━━━ GIVEN MATERIAL ━━━

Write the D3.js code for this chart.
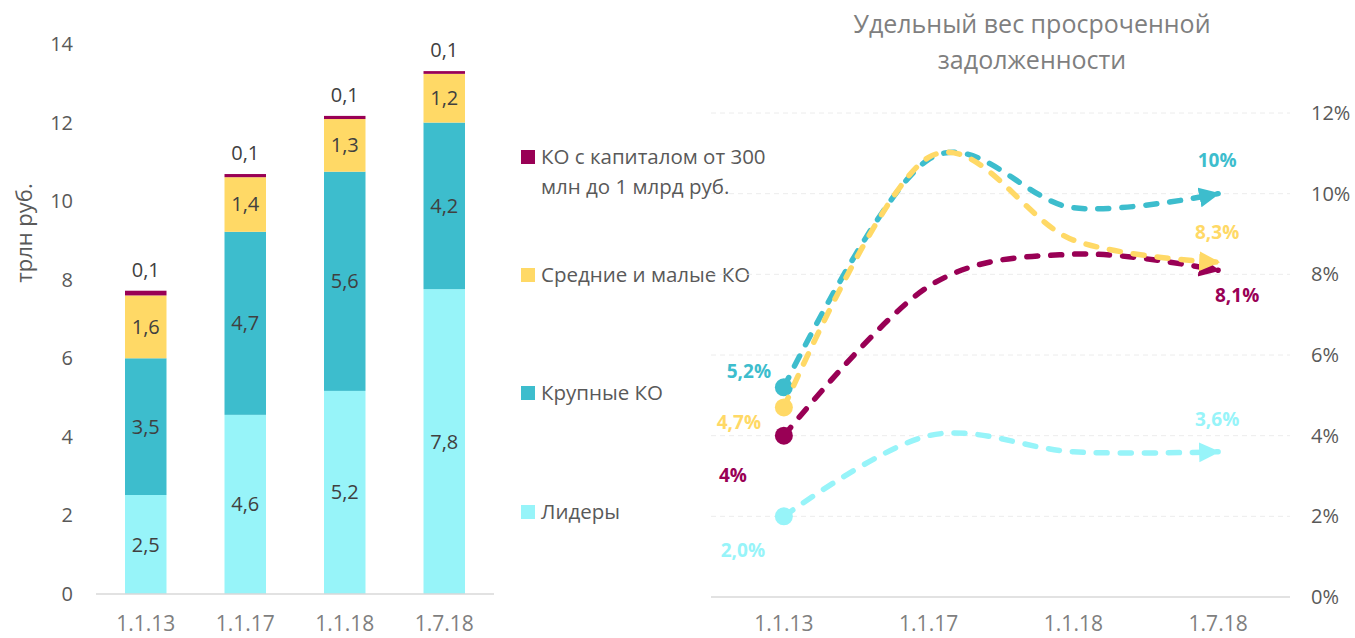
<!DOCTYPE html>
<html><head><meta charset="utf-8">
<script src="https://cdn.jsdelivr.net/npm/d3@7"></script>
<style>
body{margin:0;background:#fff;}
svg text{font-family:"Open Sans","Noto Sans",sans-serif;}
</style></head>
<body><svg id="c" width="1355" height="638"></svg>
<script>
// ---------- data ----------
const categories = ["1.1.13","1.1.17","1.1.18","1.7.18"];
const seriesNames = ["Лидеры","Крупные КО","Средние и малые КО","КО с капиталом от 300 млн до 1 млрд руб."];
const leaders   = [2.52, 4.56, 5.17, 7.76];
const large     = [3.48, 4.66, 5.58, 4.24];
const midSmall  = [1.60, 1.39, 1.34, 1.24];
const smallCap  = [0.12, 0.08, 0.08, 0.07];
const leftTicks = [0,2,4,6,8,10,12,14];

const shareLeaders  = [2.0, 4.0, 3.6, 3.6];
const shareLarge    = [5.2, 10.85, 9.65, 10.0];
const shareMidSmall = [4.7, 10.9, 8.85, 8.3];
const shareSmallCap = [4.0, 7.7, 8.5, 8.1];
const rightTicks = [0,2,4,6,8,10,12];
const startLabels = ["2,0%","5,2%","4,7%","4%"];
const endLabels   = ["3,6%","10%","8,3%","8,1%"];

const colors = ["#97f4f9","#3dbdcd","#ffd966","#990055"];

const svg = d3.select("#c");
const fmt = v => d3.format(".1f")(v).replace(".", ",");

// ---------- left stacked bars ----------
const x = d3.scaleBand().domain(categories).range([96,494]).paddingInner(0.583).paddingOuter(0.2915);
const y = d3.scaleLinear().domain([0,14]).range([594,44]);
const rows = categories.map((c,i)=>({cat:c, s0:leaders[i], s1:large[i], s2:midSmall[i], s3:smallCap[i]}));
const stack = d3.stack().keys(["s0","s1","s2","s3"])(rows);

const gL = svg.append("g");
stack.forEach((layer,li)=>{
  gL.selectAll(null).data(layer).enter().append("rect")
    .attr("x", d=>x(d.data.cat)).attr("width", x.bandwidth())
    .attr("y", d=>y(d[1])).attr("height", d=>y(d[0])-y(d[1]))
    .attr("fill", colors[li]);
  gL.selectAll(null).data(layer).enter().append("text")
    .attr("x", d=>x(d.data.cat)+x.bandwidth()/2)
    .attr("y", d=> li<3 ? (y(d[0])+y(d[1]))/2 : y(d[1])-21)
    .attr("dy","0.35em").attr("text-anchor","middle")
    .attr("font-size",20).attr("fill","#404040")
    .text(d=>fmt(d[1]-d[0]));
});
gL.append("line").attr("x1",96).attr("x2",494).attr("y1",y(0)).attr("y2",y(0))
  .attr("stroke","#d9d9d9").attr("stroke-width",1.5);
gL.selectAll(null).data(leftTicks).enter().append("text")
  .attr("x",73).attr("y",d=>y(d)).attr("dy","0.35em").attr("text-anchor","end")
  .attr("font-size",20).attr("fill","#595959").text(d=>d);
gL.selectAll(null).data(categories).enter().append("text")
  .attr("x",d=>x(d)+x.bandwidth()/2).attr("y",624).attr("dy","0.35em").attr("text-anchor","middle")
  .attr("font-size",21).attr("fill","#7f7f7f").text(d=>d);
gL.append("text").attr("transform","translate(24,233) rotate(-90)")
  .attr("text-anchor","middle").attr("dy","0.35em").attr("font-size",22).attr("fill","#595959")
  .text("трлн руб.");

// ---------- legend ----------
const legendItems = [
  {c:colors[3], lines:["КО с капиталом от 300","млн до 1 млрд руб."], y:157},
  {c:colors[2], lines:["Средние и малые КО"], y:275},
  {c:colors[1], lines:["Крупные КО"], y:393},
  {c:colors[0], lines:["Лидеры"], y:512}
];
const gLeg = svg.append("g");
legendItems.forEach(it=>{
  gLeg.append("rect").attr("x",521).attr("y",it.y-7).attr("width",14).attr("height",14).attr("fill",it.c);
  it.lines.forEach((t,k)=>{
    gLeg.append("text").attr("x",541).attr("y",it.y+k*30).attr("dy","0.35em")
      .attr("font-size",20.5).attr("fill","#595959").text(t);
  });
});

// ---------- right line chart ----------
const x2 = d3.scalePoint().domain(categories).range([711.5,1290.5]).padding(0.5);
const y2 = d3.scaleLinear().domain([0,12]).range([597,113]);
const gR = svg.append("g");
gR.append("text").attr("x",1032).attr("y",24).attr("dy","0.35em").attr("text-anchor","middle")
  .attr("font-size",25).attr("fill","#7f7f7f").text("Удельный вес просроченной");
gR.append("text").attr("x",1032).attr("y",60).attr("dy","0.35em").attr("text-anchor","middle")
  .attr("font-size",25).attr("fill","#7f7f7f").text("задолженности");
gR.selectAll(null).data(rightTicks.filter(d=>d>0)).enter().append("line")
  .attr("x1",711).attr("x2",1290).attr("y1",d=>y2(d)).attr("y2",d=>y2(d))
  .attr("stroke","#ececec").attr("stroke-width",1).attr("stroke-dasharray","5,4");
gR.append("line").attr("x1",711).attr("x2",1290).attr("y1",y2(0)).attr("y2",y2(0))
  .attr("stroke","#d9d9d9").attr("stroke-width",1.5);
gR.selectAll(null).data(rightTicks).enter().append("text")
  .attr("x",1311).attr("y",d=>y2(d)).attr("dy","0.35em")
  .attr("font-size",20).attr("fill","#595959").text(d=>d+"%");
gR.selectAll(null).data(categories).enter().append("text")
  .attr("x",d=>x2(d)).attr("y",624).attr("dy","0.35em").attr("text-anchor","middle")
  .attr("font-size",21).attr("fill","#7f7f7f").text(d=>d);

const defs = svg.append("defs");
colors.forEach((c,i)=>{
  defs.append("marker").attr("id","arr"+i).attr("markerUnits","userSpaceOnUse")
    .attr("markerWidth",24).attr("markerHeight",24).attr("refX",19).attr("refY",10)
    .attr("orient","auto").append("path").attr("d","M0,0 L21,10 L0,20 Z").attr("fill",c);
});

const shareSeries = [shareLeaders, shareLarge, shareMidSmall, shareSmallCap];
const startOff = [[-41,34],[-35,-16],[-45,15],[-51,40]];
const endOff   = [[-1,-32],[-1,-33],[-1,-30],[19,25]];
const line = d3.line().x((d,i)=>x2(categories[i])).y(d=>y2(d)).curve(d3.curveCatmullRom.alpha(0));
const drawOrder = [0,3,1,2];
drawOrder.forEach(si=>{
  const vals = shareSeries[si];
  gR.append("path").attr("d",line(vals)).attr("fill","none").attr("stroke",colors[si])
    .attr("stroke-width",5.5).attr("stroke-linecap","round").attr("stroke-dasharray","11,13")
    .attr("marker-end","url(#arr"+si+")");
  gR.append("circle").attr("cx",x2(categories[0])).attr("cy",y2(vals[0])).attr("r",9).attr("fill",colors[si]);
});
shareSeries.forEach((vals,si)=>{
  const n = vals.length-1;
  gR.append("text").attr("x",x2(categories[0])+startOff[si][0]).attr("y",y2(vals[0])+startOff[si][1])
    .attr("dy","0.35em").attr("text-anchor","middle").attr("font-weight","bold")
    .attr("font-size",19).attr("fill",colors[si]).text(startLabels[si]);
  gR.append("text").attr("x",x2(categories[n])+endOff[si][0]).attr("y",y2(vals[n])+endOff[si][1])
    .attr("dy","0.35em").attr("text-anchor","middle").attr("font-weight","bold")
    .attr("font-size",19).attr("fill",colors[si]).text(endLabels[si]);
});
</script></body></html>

━━━

§ REQUEST
Collect every line above that contains the word "chart".

§ CORRECT OUTPUT
Write the D3.js code for this chart.
// ---------- right line chart ----------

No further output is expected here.